Voted #18 by Premier Radio listeners as part of ‘The 100 Books That Changed the Church’ list curated by Premier Christianity magazine and Eden.
It is one of the great opening chapters in Christian autobiography. Jackie Pullinger, twenty years old and fresh out of the Royal College of Music, buys a one-way ticket on a cargo ship and sets off East with no mission society behind her, no salary, and no clear destination — just a conviction that God had called her to go. She ends up in Hong Kong's Kowloon Walled City: a lawless enclave of 50,000 people, controlled by Triads, saturated with heroin addiction, and largely avoided by everyone else.
Chasing the Dragon — recognised by Premier Christianity among the books that have changed the Church — is what happened next. Pullinger began working with addicts and gang members, and started to see them set free from heroin withdrawal with a speed and completeness that she attributes entirely to the power of the Holy Spirit.

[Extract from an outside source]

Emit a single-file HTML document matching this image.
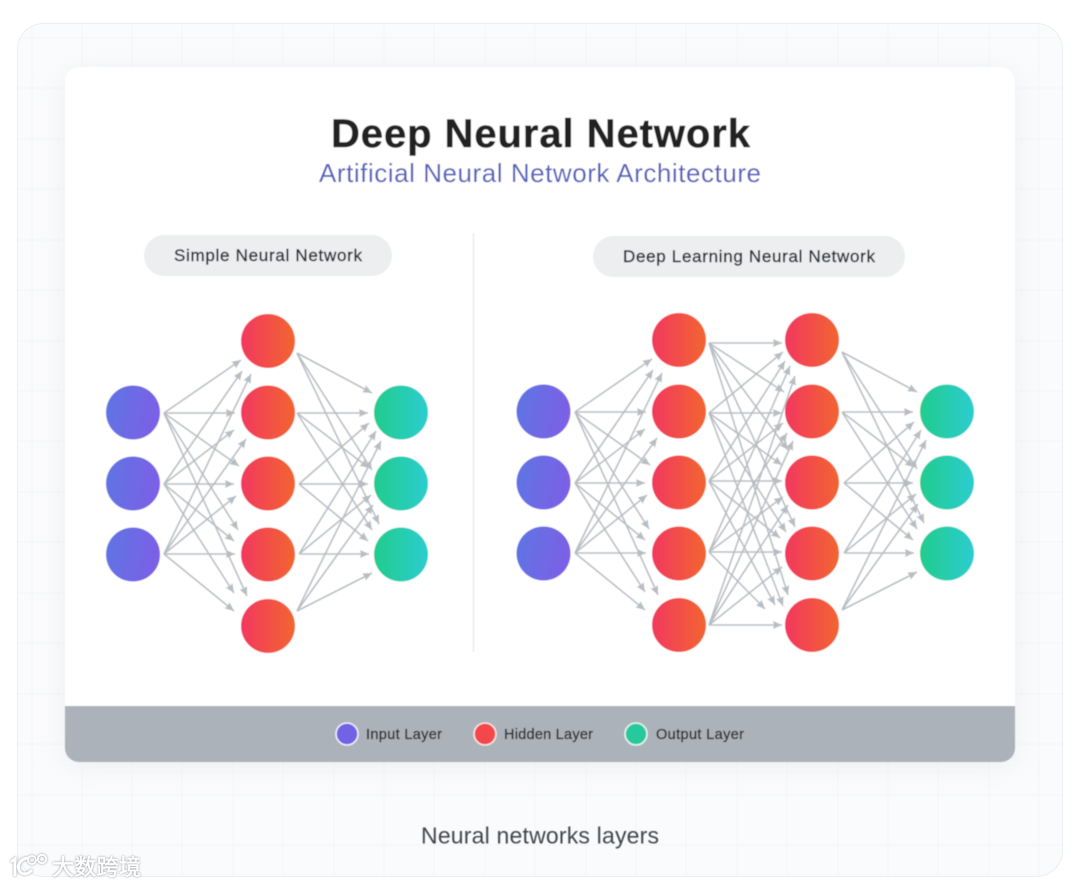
<!DOCTYPE html>
<html><head><meta charset="utf-8">
<style>
html,body{margin:0;padding:0;background:#fff;width:1080px;height:886px;overflow:hidden}
svg{display:block}
text{font-family:"Liberation Sans","Noto Sans CJK SC",sans-serif}
circle.n{r:27px}
</style></head>
<body>
<svg xmlns="http://www.w3.org/2000/svg" width="1080" height="886" viewBox="0 0 1080 886">
<defs>
<linearGradient id="gi" x1="0" y1="0.3" x2="1" y2="0.5"><stop offset="0" stop-color="#5f74e3"/><stop offset="1" stop-color="#7d5fe6"/></linearGradient>
<linearGradient id="gh"><stop offset="0" stop-color="#f2385f"/><stop offset="1" stop-color="#f2652f"/></linearGradient>
<linearGradient id="go"><stop offset="0" stop-color="#22cc8c"/><stop offset="1" stop-color="#2bcdd0"/></linearGradient>
<marker id="a" markerUnits="userSpaceOnUse" markerWidth="10" markerHeight="10" refX="9" refY="4.5" orient="auto"><path d="M0 0.5L9 4.5L0 8.5L1 4.5Z" fill="#b8bdc2"/></marker>
<filter id="sh" x="-10%" y="-10%" width="120%" height="120%"><feGaussianBlur stdDeviation="13"/></filter>
<filter id="soft" x="-5%" y="-5%" width="110%" height="110%"><feGaussianBlur stdDeviation="0.45"/></filter>
<filter id="wm" x="-10%" y="-30%" width="120%" height="160%"><feDropShadow dx="0" dy="0" stdDeviation="1" flood-color="#7f858b" flood-opacity="1"/></filter>
<clipPath id="pc"><rect x="17" y="23" width="1046" height="854" rx="26"/></clipPath>
<clipPath id="cc"><rect x="65" y="67" width="950" height="695" rx="14"/></clipPath>

<g id="lf" fill="none" stroke="#b8bdc2" stroke-width="1.6">
<path marker-end="url(#a)" d="M164 413L241 360"/><path marker-end="url(#a)" d="M164 413L235 413"/><path marker-end="url(#a)" d="M164 413L239 466"/><path marker-end="url(#a)" d="M164 413L238 530"/><path marker-end="url(#a)" d="M164 413L247 596"/>
<path marker-end="url(#a)" d="M164 484L242 371"/><path marker-end="url(#a)" d="M164 484L234 430"/><path marker-end="url(#a)" d="M164 484L234 484"/><path marker-end="url(#a)" d="M164 484L234 541"/><path marker-end="url(#a)" d="M164 484L234 593"/>
<path marker-end="url(#a)" d="M164 554L251 374"/><path marker-end="url(#a)" d="M164 554L246 439"/><path marker-end="url(#a)" d="M164 554L236 496"/><path marker-end="url(#a)" d="M164 554L235 554"/><path marker-end="url(#a)" d="M164 554L234 611"/>
</g>
<g id="rf" fill="none" stroke="#b8bdc2" stroke-width="1.6">
<path marker-end="url(#a)" d="M297 353L372 393"/><path marker-end="url(#a)" d="M297 353L372 470"/><path marker-end="url(#a)" d="M297 353L379 524"/>
<path marker-end="url(#a)" d="M297 413L368 413"/><path marker-end="url(#a)" d="M297 413L369 468"/><path marker-end="url(#a)" d="M297 413L372 530"/>
<path marker-end="url(#a)" d="M299 484L369 423"/><path marker-end="url(#a)" d="M299 484L368 484"/><path marker-end="url(#a)" d="M299 484L368 541"/>
<path marker-end="url(#a)" d="M299 554L376 431"/><path marker-end="url(#a)" d="M299 554L371 495"/><path marker-end="url(#a)" d="M299 554L369 554"/>
<path marker-end="url(#a)" d="M297 611L381 441"/><path marker-end="url(#a)" d="M297 611L373 505"/><path marker-end="url(#a)" d="M297 611L372 573"/>
</g>
</defs>

<!-- panel -->
<rect x="17" y="23" width="1046" height="854" rx="26" fill="#fafbfc"/>
<g clip-path="url(#pc)" stroke="#f4f5f7" stroke-width="1">
<path d="M32 23V877M82 23V877M132 23V877M182 23V877M233 23V877M283 23V877M334 23V877M384 23V877M434 23V877M485 23V877M535 23V877M586 23V877M636 23V877M686 23V877M737 23V877M787 23V877M838 23V877M888 23V877M938 23V877M989 23V877M1039 23V877"/>
<path d="M17 38H1063M17 88H1063M17 139H1063M17 189H1063M17 240H1063M17 290H1063M17 341H1063M17 391H1063M17 441H1063M17 492H1063M17 542H1063M17 593H1063M17 643H1063M17 694H1063M17 744H1063M17 795H1063M17 845H1063"/>
</g>
<rect x="17.5" y="23.5" width="1045" height="853" rx="26" fill="none" stroke="#eceef1"/>

<!-- card -->
<rect x="65" y="71" width="950" height="695" rx="14" fill="#dfe3ea" opacity="0.55" filter="url(#sh)"/>
<g filter="url(#soft)">
<rect x="65" y="67" width="950" height="695" rx="14" fill="#fff"/>
<g clip-path="url(#cc)"><rect x="65" y="706" width="950" height="56" fill="#abb2b9"/></g>

<text x="331" y="147" font-size="40" font-weight="700" fill="#222" stroke="#222" stroke-width="0.5" textLength="419" lengthAdjust="spacing">Deep Neural Network</text>
<text x="319" y="182" font-size="26" fill="#5561b9" textLength="442" lengthAdjust="spacing">Artificial Neural Network Architecture</text>

<rect x="144" y="235" width="248" height="41" rx="20.5" fill="#eceef0"/>
<rect x="593" y="236" width="312" height="41" rx="20.5" fill="#eceef0"/>
<text x="174" y="261" font-size="17" fill="#2c3035" textLength="188" lengthAdjust="spacing" stroke="#2c3035" stroke-width="0.4">Simple Neural Network</text>
<text x="623" y="262" font-size="17" fill="#2c3035" textLength="252" lengthAdjust="spacing" stroke="#2c3035" stroke-width="0.4">Deep Learning Neural Network</text>
<line x1="473.5" y1="233" x2="473.5" y2="652" stroke="#e4e6e9" stroke-width="1.2"/>

<!-- simple network -->
<use href="#lf"/><use href="#rf"/>
<g fill="url(#gi)"><circle cx="133" cy="412.5" r="27"/><circle cx="133" cy="483.5" r="27"/><circle cx="133" cy="554.5" r="27"/></g>
<g fill="url(#gh)"><circle cx="268" cy="341" r="27"/><circle cx="268" cy="412.5" r="27"/><circle cx="268" cy="483.5" r="27"/><circle cx="268" cy="554.5" r="27"/><circle cx="268" cy="626" r="27"/></g>
<g fill="url(#go)"><circle cx="401" cy="412.5" r="27"/><circle cx="401" cy="483.5" r="27"/><circle cx="401" cy="554.5" r="27"/></g>

<!-- deep network -->
<use href="#lf" transform="translate(411,-1)"/><use href="#rf" transform="translate(545,-1)"/>
<g fill="none" stroke="#b8bdc2" stroke-width="1.6">
<path marker-end="url(#a)" d="M709 343L782 343"/><path marker-end="url(#a)" d="M709 343L784 392"/><path marker-end="url(#a)" d="M709 343L788 450"/><path marker-end="url(#a)" d="M709 343L795 527"/><path marker-end="url(#a)" d="M709 343L788 595"/>
<path marker-end="url(#a)" d="M709 413L783 352"/><path marker-end="url(#a)" d="M709 413L782 413"/><path marker-end="url(#a)" d="M709 413L782 465"/><path marker-end="url(#a)" d="M709 413L786 532"/><path marker-end="url(#a)" d="M709 413L783 606"/>
<path marker-end="url(#a)" d="M709 481L785 361"/><path marker-end="url(#a)" d="M709 481L783 423"/><path marker-end="url(#a)" d="M709 481L782 481"/><path marker-end="url(#a)" d="M709 481L780 538"/><path marker-end="url(#a)" d="M709 481L775 605"/>
<path marker-end="url(#a)" d="M709 552L790 366"/><path marker-end="url(#a)" d="M709 552L787 433"/><path marker-end="url(#a)" d="M709 552L783 497"/><path marker-end="url(#a)" d="M709 552L782 552"/><path marker-end="url(#a)" d="M709 552L765 609"/>
<path marker-end="url(#a)" d="M709 625L795 376"/><path marker-end="url(#a)" d="M709 625L793 441"/><path marker-end="url(#a)" d="M709 625L788 505"/><path marker-end="url(#a)" d="M709 625L782 567"/><path marker-end="url(#a)" d="M709 625L782 625"/>
</g>
<g fill="url(#gi)"><circle cx="543.5" cy="411.5" r="27"/><circle cx="543.5" cy="482.5" r="27"/><circle cx="543.5" cy="553.5" r="27"/></g>
<g fill="url(#gh)"><circle cx="679" cy="340" r="27"/><circle cx="679" cy="411.5" r="27"/><circle cx="679" cy="482.5" r="27"/><circle cx="679" cy="553.5" r="27"/><circle cx="679" cy="625" r="27"/></g>
<g fill="url(#gh)"><circle cx="812" cy="340" r="27"/><circle cx="812" cy="411.5" r="27"/><circle cx="812" cy="482.5" r="27"/><circle cx="812" cy="553.5" r="27"/><circle cx="812" cy="625" r="27"/></g>
<g fill="url(#go)"><circle cx="947" cy="411.5" r="27"/><circle cx="947" cy="482.5" r="27"/><circle cx="947" cy="553.5" r="27"/></g>

<!-- legend -->
<circle cx="347" cy="734" r="11" fill="#6f63e6" stroke="#eef0fa" stroke-width="1.6"/>
<circle cx="485" cy="734" r="11" fill="#f4474a" stroke="#f8e6e4" stroke-width="1.6"/>
<circle cx="636" cy="734" r="11" fill="#25c99c" stroke="#e6f6f2" stroke-width="1.6"/>
<g font-size="14.5" fill="#2c3035" stroke="#2c3035" stroke-width="0.35">
<text x="366" y="739" textLength="76" lengthAdjust="spacing">Input Layer</text>
<text x="504" y="739" textLength="89" lengthAdjust="spacing">Hidden Layer</text>
<text x="656" y="739" textLength="88" lengthAdjust="spacing">Output Layer</text>
</g>

<text x="421" y="843.5" font-size="23" fill="#43474c" textLength="238" lengthAdjust="spacing">Neural networks layers</text>
</g>

<!-- watermark -->
<g filter="url(#wm)">
<g fill="none" stroke="#fff" stroke-linecap="round">
<path d="M12 861L15 859V875" stroke-width="3"/>
<path d="M28 858C20 859 17 865 19 870C21 875 27 875 31 871" stroke-width="3"/>
<circle cx="32" cy="860" r="4" stroke-width="1.8"/><circle cx="42" cy="859" r="4.2" stroke-width="1.8"/>
</g>
<text x="52" y="875" font-size="22" fill="#fff" stroke="#fff" stroke-width="0.4" textLength="89" lengthAdjust="spacing">大数跨境</text>
</g>
</svg>
</body></html>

Her accounts are not triumphalist; she is honest about the slow, grinding nature of much of the work. But the miracles — and she recounts them as simply and matter-of-factly as she recounts the failures — are genuinely extraordinary.
It remains one of the most electric Christian books of the twentieth century.
Want to know more about the full list then read our blog article here.
About the Author: Jackie Pullinger (born 1944) continues to lead St Stephen's Society in Hong Kong, which runs rehabilitation homes for drug addicts and gang members. She has written several follow-up books and speaks internationally, though she rarely leaves the work for long.